● **Task instructions**:
Pictures aside, write out every record exactly as it appears.

Records with drawing code:
┄┄┄┄┄┄
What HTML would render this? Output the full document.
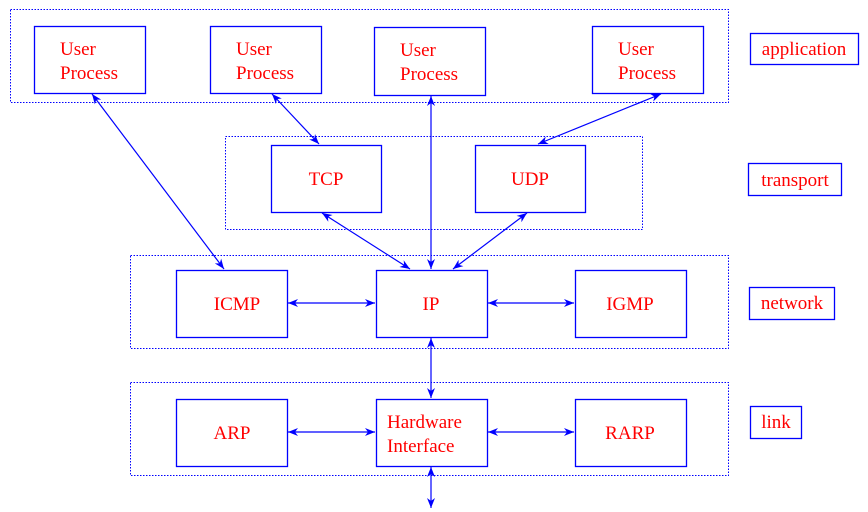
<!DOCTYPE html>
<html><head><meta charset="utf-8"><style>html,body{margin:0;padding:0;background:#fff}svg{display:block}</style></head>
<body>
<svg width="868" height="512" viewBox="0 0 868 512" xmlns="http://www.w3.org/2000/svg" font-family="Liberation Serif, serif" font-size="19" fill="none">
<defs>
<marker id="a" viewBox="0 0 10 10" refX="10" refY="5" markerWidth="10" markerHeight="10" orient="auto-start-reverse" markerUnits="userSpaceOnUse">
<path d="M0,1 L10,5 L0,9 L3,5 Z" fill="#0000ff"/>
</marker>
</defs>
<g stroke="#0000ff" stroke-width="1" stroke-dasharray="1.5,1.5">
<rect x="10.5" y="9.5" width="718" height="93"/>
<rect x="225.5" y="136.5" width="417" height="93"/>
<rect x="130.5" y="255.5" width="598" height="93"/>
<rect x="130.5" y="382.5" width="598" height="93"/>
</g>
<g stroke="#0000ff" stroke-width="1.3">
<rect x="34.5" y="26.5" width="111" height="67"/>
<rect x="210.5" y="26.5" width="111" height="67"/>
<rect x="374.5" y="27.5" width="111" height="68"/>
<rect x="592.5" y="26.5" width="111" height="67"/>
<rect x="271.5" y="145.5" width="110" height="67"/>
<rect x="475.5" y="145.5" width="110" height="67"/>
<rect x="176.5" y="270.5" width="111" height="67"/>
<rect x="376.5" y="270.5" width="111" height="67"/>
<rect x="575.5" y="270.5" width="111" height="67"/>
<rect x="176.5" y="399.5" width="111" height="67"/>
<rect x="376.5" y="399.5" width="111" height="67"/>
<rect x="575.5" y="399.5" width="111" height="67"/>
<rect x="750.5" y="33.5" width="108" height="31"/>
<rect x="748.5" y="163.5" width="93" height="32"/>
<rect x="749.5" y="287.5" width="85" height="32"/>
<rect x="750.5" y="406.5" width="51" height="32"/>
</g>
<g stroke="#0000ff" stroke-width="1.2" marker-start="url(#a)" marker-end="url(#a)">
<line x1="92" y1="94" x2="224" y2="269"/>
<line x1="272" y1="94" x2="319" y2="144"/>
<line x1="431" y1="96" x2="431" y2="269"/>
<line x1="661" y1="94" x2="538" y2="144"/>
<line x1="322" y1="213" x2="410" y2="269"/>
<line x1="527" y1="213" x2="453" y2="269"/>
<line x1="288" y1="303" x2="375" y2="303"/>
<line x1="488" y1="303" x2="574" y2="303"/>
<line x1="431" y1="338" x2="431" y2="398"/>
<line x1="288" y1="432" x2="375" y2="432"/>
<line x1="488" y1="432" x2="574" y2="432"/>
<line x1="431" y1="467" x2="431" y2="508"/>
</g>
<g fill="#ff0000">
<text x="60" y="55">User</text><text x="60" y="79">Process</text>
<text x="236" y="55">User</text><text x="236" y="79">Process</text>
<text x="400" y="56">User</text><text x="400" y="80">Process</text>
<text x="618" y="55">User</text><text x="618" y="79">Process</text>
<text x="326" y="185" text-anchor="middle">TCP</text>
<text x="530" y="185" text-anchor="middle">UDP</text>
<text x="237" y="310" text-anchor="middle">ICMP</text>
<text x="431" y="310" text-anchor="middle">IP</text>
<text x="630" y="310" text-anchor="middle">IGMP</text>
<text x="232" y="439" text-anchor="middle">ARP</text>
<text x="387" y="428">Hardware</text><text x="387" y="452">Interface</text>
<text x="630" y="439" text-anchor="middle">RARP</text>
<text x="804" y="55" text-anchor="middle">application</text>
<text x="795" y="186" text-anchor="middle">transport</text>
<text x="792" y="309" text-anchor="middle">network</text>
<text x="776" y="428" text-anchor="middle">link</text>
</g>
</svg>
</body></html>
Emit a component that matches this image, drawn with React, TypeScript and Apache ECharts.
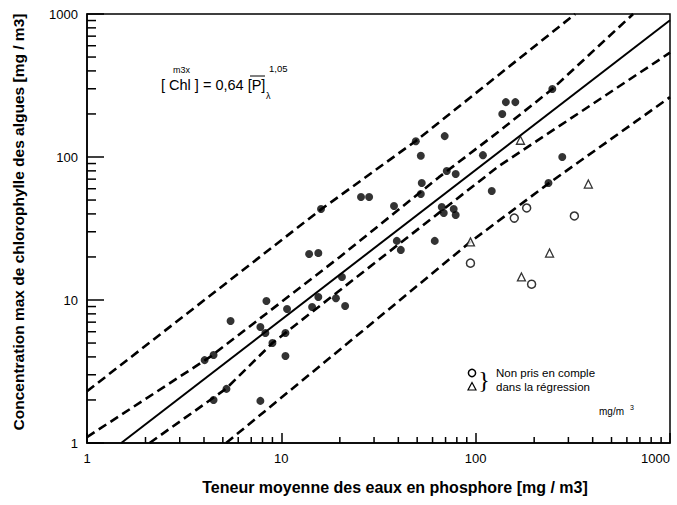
┄┄┄┄┄┄
● **Output for this exercise**:
What HTML would render this? Output the full document.
<!DOCTYPE html>
<html><head><meta charset="utf-8"><style>html,body{margin:0;padding:0;background:#fff}svg{display:block}</style></head>
<body>
<svg width="868" height="512" viewBox="0 0 868 512" xmlns="http://www.w3.org/2000/svg" font-family="Liberation Serif, serif" font-size="19" fill="none">
<defs>
<marker id="a" viewBox="0 0 10 10" refX="10" refY="5" markerWidth="10" markerHeight="10" orient="auto-start-reverse" markerUnits="userSpaceOnUse">
<path d="M0,1 L10,5 L0,9 L3,5 Z" fill="#0000ff"/>
</marker>
</defs>
<g stroke="#0000ff" stroke-width="1" stroke-dasharray="1.5,1.5">
<rect x="10.5" y="9.5" width="718" height="93"/>
<rect x="225.5" y="136.5" width="417" height="93"/>
<rect x="130.5" y="255.5" width="598" height="93"/>
<rect x="130.5" y="382.5" width="598" height="93"/>
</g>
<g stroke="#0000ff" stroke-width="1.3">
<rect x="34.5" y="26.5" width="111" height="67"/>
<rect x="210.5" y="26.5" width="111" height="67"/>
<rect x="374.5" y="27.5" width="111" height="68"/>
<rect x="592.5" y="26.5" width="111" height="67"/>
<rect x="271.5" y="145.5" width="110" height="67"/>
<rect x="475.5" y="145.5" width="110" height="67"/>
<rect x="176.5" y="270.5" width="111" height="67"/>
<rect x="376.5" y="270.5" width="111" height="67"/>
<rect x="575.5" y="270.5" width="111" height="67"/>
<rect x="176.5" y="399.5" width="111" height="67"/>
<rect x="376.5" y="399.5" width="111" height="67"/>
<rect x="575.5" y="399.5" width="111" height="67"/>
<rect x="750.5" y="33.5" width="108" height="31"/>
<rect x="748.5" y="163.5" width="93" height="32"/>
<rect x="749.5" y="287.5" width="85" height="32"/>
<rect x="750.5" y="406.5" width="51" height="32"/>
</g>
<g stroke="#0000ff" stroke-width="1.2" marker-start="url(#a)" marker-end="url(#a)">
<line x1="92" y1="94" x2="224" y2="269"/>
<line x1="272" y1="94" x2="319" y2="144"/>
<line x1="431" y1="96" x2="431" y2="269"/>
<line x1="661" y1="94" x2="538" y2="144"/>
<line x1="322" y1="213" x2="410" y2="269"/>
<line x1="527" y1="213" x2="453" y2="269"/>
<line x1="288" y1="303" x2="375" y2="303"/>
<line x1="488" y1="303" x2="574" y2="303"/>
<line x1="431" y1="338" x2="431" y2="398"/>
<line x1="288" y1="432" x2="375" y2="432"/>
<line x1="488" y1="432" x2="574" y2="432"/>
<line x1="431" y1="467" x2="431" y2="508"/>
</g>
<g fill="#ff0000">
<text x="60" y="55">User</text><text x="60" y="79">Process</text>
<text x="236" y="55">User</text><text x="236" y="79">Process</text>
<text x="400" y="56">User</text><text x="400" y="80">Process</text>
<text x="618" y="55">User</text><text x="618" y="79">Process</text>
<text x="326" y="185" text-anchor="middle">TCP</text>
<text x="530" y="185" text-anchor="middle">UDP</text>
<text x="237" y="310" text-anchor="middle">ICMP</text>
<text x="431" y="310" text-anchor="middle">IP</text>
<text x="630" y="310" text-anchor="middle">IGMP</text>
<text x="232" y="439" text-anchor="middle">ARP</text>
<text x="387" y="428">Hardware</text><text x="387" y="452">Interface</text>
<text x="630" y="439" text-anchor="middle">RARP</text>
<text x="804" y="55" text-anchor="middle">application</text>
<text x="795" y="186" text-anchor="middle">transport</text>
<text x="792" y="309" text-anchor="middle">network</text>
<text x="776" y="428" text-anchor="middle">link</text>
</g>
</svg>
</body></html>
Emit a component that matches this image, drawn with React, TypeScript and Apache ECharts.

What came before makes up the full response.